WRITTEN INSTRUCTION:
The lines from the top of the material below through the line containing "import pandas as pd" are to be printed exactly, with pictures omitted.

::::::

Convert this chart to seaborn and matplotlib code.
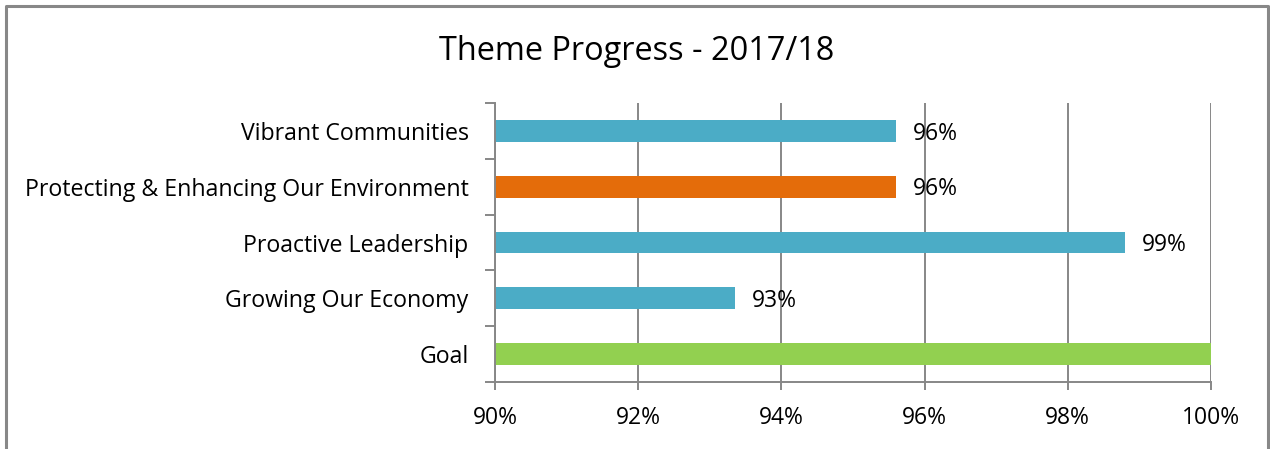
import matplotlib
matplotlib.use("Agg")
import matplotlib.pyplot as plt
from matplotlib.lines import Line2D
from matplotlib.ticker import FuncFormatter, FixedLocator
import seaborn as sns
import pandas as pd

# Theme progress data (percent complete)
themes = ["Vibrant Communities", "Protecting & Enhancing Our Environment",
          "Proactive Leadership", "Growing Our Economy", "Goal"]
progress = [95.6, 95.6, 98.8, 93.35, 100.0]
bar_colors = ["#4BACC6", "#E46C0A", "#4BACC6", "#4BACC6", "#92D050"]
labelled = [True, True, True, True, False]
x_ticks = [90, 92, 94, 96, 98, 100]

sns.set_theme(style="white")
plt.rcParams["font.family"] = ["Open Sans", "DejaVu Sans"]

df = pd.DataFrame({"theme": themes, "progress": progress})

fig = plt.figure(figsize=(12.7, 4.49), dpi=100)
ax = fig.add_axes([495 / 1270, 1 - 382 / 449, (1211 - 495) / 1270, (382 - 103) / 449])

sns.barplot(data=df, y="theme", x="progress", hue="theme", palette=bar_colors,
            orient="h", width=0.39, legend=False, ax=ax, saturation=1,
            edgecolor="none")

ax.set_xlim(90, 100)
ax.set_ylim(len(themes) - 0.5, -0.5)
ax.set_xlabel("")
ax.set_ylabel("")

grid_c = "#878787"
ax.set_xticks(x_ticks)
ax.xaxis.set_major_formatter(FuncFormatter(lambda v, p: f"{v:.0f}%"))
ax.grid(axis="x", color=grid_c, linewidth=1.4)
ax.set_axisbelow(True)

for s in ["top", "right"]:
    ax.spines[s].set_visible(False)
for s in ["left", "bottom"]:
    ax.spines[s].set_color(grid_c)
    ax.spines[s].set_linewidth(1.4)

ax.tick_params(axis="x", which="major", length=6, width=1.4, color=grid_c,
               labelsize=16.5, pad=11, labelcolor="#000000", bottom=True)
ax.yaxis.set_minor_locator(FixedLocator([i - 0.5 for i in range(len(themes) + 1)]))
ax.tick_params(axis="y", which="major", length=0, labelsize=16.7, pad=19,
               labelcolor="#000000")
ax.tick_params(axis="y", which="minor", length=7, width=1.4, color=grid_c, left=True)

for i, (v, show) in enumerate(zip(progress, labelled)):
    if show:
        ax.annotate(f"{v:.0f}%", xy=(v, i), xytext=(12, -2), textcoords="offset points",
                    ha="left", va="center", fontsize=16.5, color="#000000")

fig.text(637 / 1270, 1 - 52 / 449, "Theme Progress - 2017/18", ha="center",
         va="center", fontsize=23.4, color="#000000")

# Outer chart frame (left, top, right edges)
fx = [5.5 / 1270, 5.5 / 1270, 1267.5 / 1270, 1267.5 / 1270]
fy = [0, 1 - 5.5 / 449, 1 - 5.5 / 449, 0]
fig.add_artist(Line2D(fx, fy, transform=fig.transFigure, color="#888888", linewidth=2.2))

fig.savefig("out.png", dpi=100)
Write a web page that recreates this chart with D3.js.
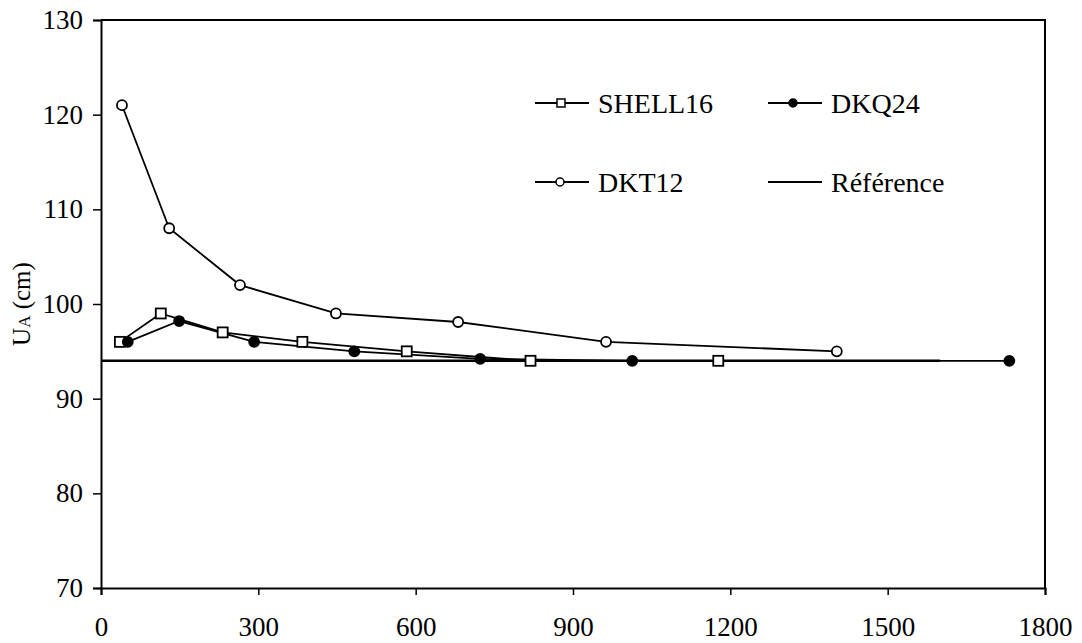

::::::

TASK RESPONSE:
Convert this chart to seaborn and matplotlib code.
import matplotlib
matplotlib.use("Agg")
import matplotlib.pyplot as plt
from matplotlib.lines import Line2D
from matplotlib.ticker import FuncFormatter, FixedLocator
import seaborn as sns
import pandas as pd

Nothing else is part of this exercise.